Added Bryant, “In recent years, I attended his birthday parties in the Pecks’ back yard, and not surprisingly, it still looked exactly like something from A Midsummer Night’s Dream.”

Called “Theatre on the Ground,” the venue hosted the likes of actress Annette Bening before she made it onto the big screen. Peck’s Hollywood connection doesn’t end there. He was good friends with Olivia de Havilland and her sister Joan Fontaine, who lived in the neighborhood when they were young. De Havilland was Peck’s babysitter before she went on stardom, most notably playing Melanie Hamilton in the 1939 film, Gone with the Wind. She also starred in a production of Alice in Wonderland as the lead character. Peck played the role of Puck.

“Olivia, a high school junior at the time, played Alice, and I, a fifth-grader, played a duck. I should say the duck, since it was a one-duck cast,” once wrote Peck in his column in the Saratoga News.

“He was able to be a part of everything that he felt was important in this world,” Betty said. “I just can’t tell you how fortunate I was: 61 years in this house, 61 years of magnificence. He was absolute perfection on every level.”

At the Peck household, the love and admiration for him is cross-generational. His granddaughter, Sarah Rainville, a nurse at San Francisco General Hospital, remembers an “incredible childhood” filled with “magic and celebrations.”

“Everything we ever wanted to do, he made it possible for us,” she said. “We wanted to read in the tree, he built us a treehouse. I feel lucky just to have grown up here.”

Family friend Mary Jane DiPiero said she will remember Peck’s thoughtfulness, his ability to accomplish many things in his life without much money, and his sense of humor.

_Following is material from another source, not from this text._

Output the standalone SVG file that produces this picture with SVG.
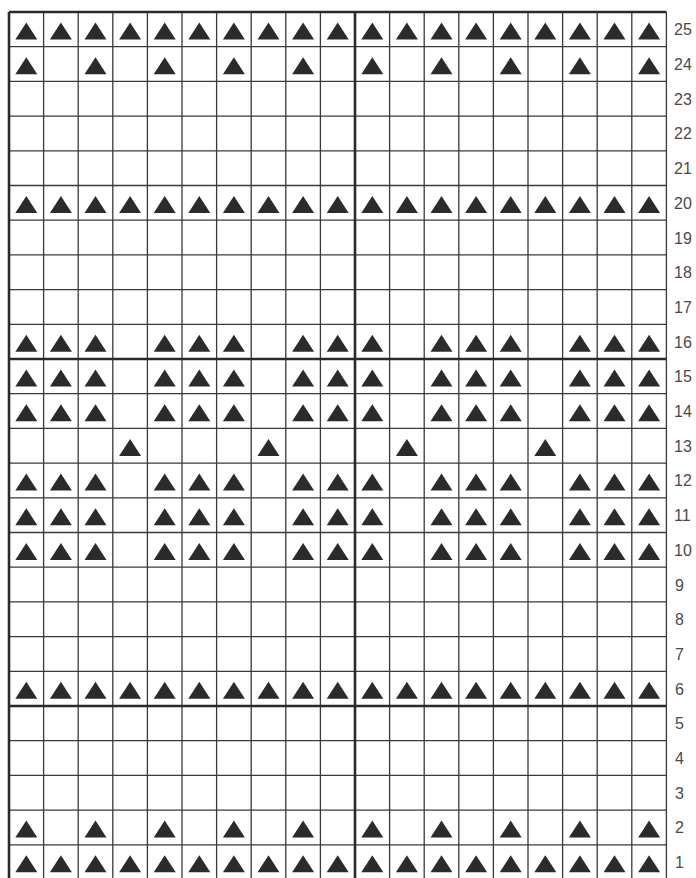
<svg xmlns="http://www.w3.org/2000/svg" width="696" height="878" viewBox="0 0 696 878">
<style>
.thin{stroke:#3a3a3a;stroke-width:1.3;fill:none}
.thick{stroke:#2a2a2a;stroke-width:2.6;fill:none}
.lbl{font-family:"Liberation Sans",Arial,sans-serif;font-size:16px;fill:#4a4a4a}
.tri{fill:#2b2b2b}
</style>
<defs>
<path id="t" class="tri" d="M0,-8.5 L11,8.5 L-11,8.5 Z"/>
</defs>
<rect width="696" height="878" fill="#fff"/>
<g id="grid">
<path class="thin" d="M43.6,12V878M78.2,12V878M112.8,12V878M147.4,12V878M182,12V878M216.6,12V878M251.2,12V878M285.8,12V878M320.4,12V878M389.6,12V878M424.2,12V878M458.8,12V878M493.4,12V878M528,12V878M562.6,12V878M597.2,12V878M631.8,12V878M666.4,12V878"/>
<path class="thin" d="M9,46.7H666.4M9,81.4H666.4M9,116.1H666.4M9,150.8H666.4M9,185.5H666.4M9,220.2H666.4M9,254.9H666.4M9,289.6H666.4M9,324.3H666.4M9,393.7H666.4M9,428.4H666.4M9,463.1H666.4M9,497.8H666.4M9,532.5H666.4M9,567.2H666.4M9,601.9H666.4M9,636.6H666.4M9,671.3H666.4M9,740.7H666.4M9,775.4H666.4M9,810.1H666.4M9,844.8H666.4"/>
<path class="thick" d="M9,12V878M355,12V878M9,12H666.4M9,359H666.4M9,706H666.4"/>
</g>
<g id="row25">
<use href="#t" x="26.3" y="31"/><use href="#t" x="60.9" y="31"/><use href="#t" x="95.5" y="31"/><use href="#t" x="130.1" y="31"/><use href="#t" x="164.7" y="31"/><use href="#t" x="199.3" y="31"/><use href="#t" x="233.9" y="31"/><use href="#t" x="268.5" y="31"/><use href="#t" x="303.1" y="31"/><use href="#t" x="337.7" y="31"/><use href="#t" x="372.3" y="31"/><use href="#t" x="406.9" y="31"/><use href="#t" x="441.5" y="31"/><use href="#t" x="476.1" y="31"/><use href="#t" x="510.7" y="31"/><use href="#t" x="545.3" y="31"/><use href="#t" x="579.9" y="31"/><use href="#t" x="614.5" y="31"/><use href="#t" x="649.1" y="31"/>
</g>
<g id="row24">
<use href="#t" x="26.3" y="65.7"/><use href="#t" x="95.5" y="65.7"/><use href="#t" x="164.7" y="65.7"/><use href="#t" x="233.9" y="65.7"/><use href="#t" x="303.1" y="65.7"/><use href="#t" x="372.3" y="65.7"/><use href="#t" x="441.5" y="65.7"/><use href="#t" x="510.7" y="65.7"/><use href="#t" x="579.9" y="65.7"/><use href="#t" x="649.1" y="65.7"/>
</g>
<g id="row20">
<use href="#t" x="26.3" y="204.5"/><use href="#t" x="60.9" y="204.5"/><use href="#t" x="95.5" y="204.5"/><use href="#t" x="130.1" y="204.5"/><use href="#t" x="164.7" y="204.5"/><use href="#t" x="199.3" y="204.5"/><use href="#t" x="233.9" y="204.5"/><use href="#t" x="268.5" y="204.5"/><use href="#t" x="303.1" y="204.5"/><use href="#t" x="337.7" y="204.5"/><use href="#t" x="372.3" y="204.5"/><use href="#t" x="406.9" y="204.5"/><use href="#t" x="441.5" y="204.5"/><use href="#t" x="476.1" y="204.5"/><use href="#t" x="510.7" y="204.5"/><use href="#t" x="545.3" y="204.5"/><use href="#t" x="579.9" y="204.5"/><use href="#t" x="614.5" y="204.5"/><use href="#t" x="649.1" y="204.5"/>
</g>
<g id="row16">
<use href="#t" x="26.3" y="343.3"/><use href="#t" x="60.9" y="343.3"/><use href="#t" x="95.5" y="343.3"/><use href="#t" x="164.7" y="343.3"/><use href="#t" x="199.3" y="343.3"/><use href="#t" x="233.9" y="343.3"/><use href="#t" x="303.1" y="343.3"/><use href="#t" x="337.7" y="343.3"/><use href="#t" x="372.3" y="343.3"/><use href="#t" x="441.5" y="343.3"/><use href="#t" x="476.1" y="343.3"/><use href="#t" x="510.7" y="343.3"/><use href="#t" x="579.9" y="343.3"/><use href="#t" x="614.5" y="343.3"/><use href="#t" x="649.1" y="343.3"/>
</g>
<g id="row15">
<use href="#t" x="26.3" y="378"/><use href="#t" x="60.9" y="378"/><use href="#t" x="95.5" y="378"/><use href="#t" x="164.7" y="378"/><use href="#t" x="199.3" y="378"/><use href="#t" x="233.9" y="378"/><use href="#t" x="303.1" y="378"/><use href="#t" x="337.7" y="378"/><use href="#t" x="372.3" y="378"/><use href="#t" x="441.5" y="378"/><use href="#t" x="476.1" y="378"/><use href="#t" x="510.7" y="378"/><use href="#t" x="579.9" y="378"/><use href="#t" x="614.5" y="378"/><use href="#t" x="649.1" y="378"/>
</g>
<g id="row14">
<use href="#t" x="26.3" y="412.7"/><use href="#t" x="60.9" y="412.7"/><use href="#t" x="95.5" y="412.7"/><use href="#t" x="164.7" y="412.7"/><use href="#t" x="199.3" y="412.7"/><use href="#t" x="233.9" y="412.7"/><use href="#t" x="303.1" y="412.7"/><use href="#t" x="337.7" y="412.7"/><use href="#t" x="372.3" y="412.7"/><use href="#t" x="441.5" y="412.7"/><use href="#t" x="476.1" y="412.7"/><use href="#t" x="510.7" y="412.7"/><use href="#t" x="579.9" y="412.7"/><use href="#t" x="614.5" y="412.7"/><use href="#t" x="649.1" y="412.7"/>
</g>
<g id="row13">
<use href="#t" x="130.1" y="447.4"/><use href="#t" x="268.5" y="447.4"/><use href="#t" x="406.9" y="447.4"/><use href="#t" x="545.3" y="447.4"/>
</g>
<g id="row12">
<use href="#t" x="26.3" y="482.1"/><use href="#t" x="60.9" y="482.1"/><use href="#t" x="95.5" y="482.1"/><use href="#t" x="164.7" y="482.1"/><use href="#t" x="199.3" y="482.1"/><use href="#t" x="233.9" y="482.1"/><use href="#t" x="303.1" y="482.1"/><use href="#t" x="337.7" y="482.1"/><use href="#t" x="372.3" y="482.1"/><use href="#t" x="441.5" y="482.1"/><use href="#t" x="476.1" y="482.1"/><use href="#t" x="510.7" y="482.1"/><use href="#t" x="579.9" y="482.1"/><use href="#t" x="614.5" y="482.1"/><use href="#t" x="649.1" y="482.1"/>
</g>
<g id="row11">
<use href="#t" x="26.3" y="516.8"/><use href="#t" x="60.9" y="516.8"/><use href="#t" x="95.5" y="516.8"/><use href="#t" x="164.7" y="516.8"/><use href="#t" x="199.3" y="516.8"/><use href="#t" x="233.9" y="516.8"/><use href="#t" x="303.1" y="516.8"/><use href="#t" x="337.7" y="516.8"/><use href="#t" x="372.3" y="516.8"/><use href="#t" x="441.5" y="516.8"/><use href="#t" x="476.1" y="516.8"/><use href="#t" x="510.7" y="516.8"/><use href="#t" x="579.9" y="516.8"/><use href="#t" x="614.5" y="516.8"/><use href="#t" x="649.1" y="516.8"/>
</g>
<g id="row10">
<use href="#t" x="26.3" y="551.5"/><use href="#t" x="60.9" y="551.5"/><use href="#t" x="95.5" y="551.5"/><use href="#t" x="164.7" y="551.5"/><use href="#t" x="199.3" y="551.5"/><use href="#t" x="233.9" y="551.5"/><use href="#t" x="303.1" y="551.5"/><use href="#t" x="337.7" y="551.5"/><use href="#t" x="372.3" y="551.5"/><use href="#t" x="441.5" y="551.5"/><use href="#t" x="476.1" y="551.5"/><use href="#t" x="510.7" y="551.5"/><use href="#t" x="579.9" y="551.5"/><use href="#t" x="614.5" y="551.5"/><use href="#t" x="649.1" y="551.5"/>
</g>
<g id="row6">
<use href="#t" x="26.3" y="690.3"/><use href="#t" x="60.9" y="690.3"/><use href="#t" x="95.5" y="690.3"/><use href="#t" x="130.1" y="690.3"/><use href="#t" x="164.7" y="690.3"/><use href="#t" x="199.3" y="690.3"/><use href="#t" x="233.9" y="690.3"/><use href="#t" x="268.5" y="690.3"/><use href="#t" x="303.1" y="690.3"/><use href="#t" x="337.7" y="690.3"/><use href="#t" x="372.3" y="690.3"/><use href="#t" x="406.9" y="690.3"/><use href="#t" x="441.5" y="690.3"/><use href="#t" x="476.1" y="690.3"/><use href="#t" x="510.7" y="690.3"/><use href="#t" x="545.3" y="690.3"/><use href="#t" x="579.9" y="690.3"/><use href="#t" x="614.5" y="690.3"/><use href="#t" x="649.1" y="690.3"/>
</g>
<g id="row2">
<use href="#t" x="26.3" y="829.1"/><use href="#t" x="95.5" y="829.1"/><use href="#t" x="164.7" y="829.1"/><use href="#t" x="233.9" y="829.1"/><use href="#t" x="303.1" y="829.1"/><use href="#t" x="372.3" y="829.1"/><use href="#t" x="441.5" y="829.1"/><use href="#t" x="510.7" y="829.1"/><use href="#t" x="579.9" y="829.1"/><use href="#t" x="649.1" y="829.1"/>
</g>
<g id="row1">
<use href="#t" x="26.3" y="863.8"/><use href="#t" x="60.9" y="863.8"/><use href="#t" x="95.5" y="863.8"/><use href="#t" x="130.1" y="863.8"/><use href="#t" x="164.7" y="863.8"/><use href="#t" x="199.3" y="863.8"/><use href="#t" x="233.9" y="863.8"/><use href="#t" x="268.5" y="863.8"/><use href="#t" x="303.1" y="863.8"/><use href="#t" x="337.7" y="863.8"/><use href="#t" x="372.3" y="863.8"/><use href="#t" x="406.9" y="863.8"/><use href="#t" x="441.5" y="863.8"/><use href="#t" x="476.1" y="863.8"/><use href="#t" x="510.7" y="863.8"/><use href="#t" x="545.3" y="863.8"/><use href="#t" x="579.9" y="863.8"/><use href="#t" x="614.5" y="863.8"/><use href="#t" x="649.1" y="863.8"/>
</g>
<g id="row-numbers" class="lbl">
<text x="674" y="35.3">25</text>
<text x="674" y="70">24</text>
<text x="674" y="104.7">23</text>
<text x="674" y="139.4">22</text>
<text x="674" y="174.1">21</text>
<text x="674" y="208.8">20</text>
<text x="674" y="243.5">19</text>
<text x="674" y="278.2">18</text>
<text x="674" y="312.9">17</text>
<text x="674" y="347.6">16</text>
<text x="674" y="382.3">15</text>
<text x="674" y="417">14</text>
<text x="674" y="451.7">13</text>
<text x="674" y="486.4">12</text>
<text x="674" y="521.1">11</text>
<text x="674" y="555.8">10</text>
<text x="675" y="590.5">9</text>
<text x="675" y="625.2">8</text>
<text x="675" y="659.9">7</text>
<text x="675" y="694.6">6</text>
<text x="675" y="729.3">5</text>
<text x="675" y="764">4</text>
<text x="675" y="798.7">3</text>
<text x="675" y="833.4">2</text>
<text x="675" y="868.1">1</text>
</g>
</svg>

“He was so funny,” said DiPiero. “He had this really clever wit.”

There aren’t many streets or corners in Saratoga that don’t carry some reminder or memory of Peck. To honor the man who left deep roots in the city he loved, Saratoga Mayor Jill Hunter will plant an oak tree at the city’s Arbor Day celebration on April 24.

“I always felt that Willys was the father of Saratoga,” she said. “We frequently called him the town historian, but to me he was the father of Saratoga. He loved to talk about Saratoga. I learned so much just listening to his tales and the things he talked about.”

Hunter met Peck in 1985 through Betty, who at the time was her son’s kindergarten teacher. Over the years, she was present at many of their gatherings. She said she last had a conversation with him at his home in February.

“He was in a hospital bed in the living room,” she recalled. “He read us a poem that he’d written. We all had lunch there. We just sat around his hospital bed. That was really the last time I talked to him at length.”

“He was a dear, sweet man who will be sorely missed,” Hunter added.

The Saratoga History Museum will host an exhibit, titled “Betty and Willys Peck: The Heart of Saratoga,” from May 31 to Oct. 27, with a reception from 1 to 3 p.m. on June 23.

The exhibit will be a tribute to a man that Peck’s former colleague Carl Heintze, a retired Mercury News science writer and former Saratoga News columnist, said served as a spokesperson for the city for much of his life.

“There’s really not going to be anybody who’s going to replace him,” said Heintze.

Peck is survived by his wife, Betty; his son, Bill, of Santa Clara; his daughter, Anna, of Saratoga; and two grandchildren, Merina and Sarah. A memorial service will be held on April 25 at the Saratoga Federated Church. According to an unfinished memoir Peck began writing in December, the Federated Church is where he attended Sunday School as a boy and where he briefly worked as an overnight furnace lighter.

The memorial service will begin at 1:30 p.m. and is open to the public.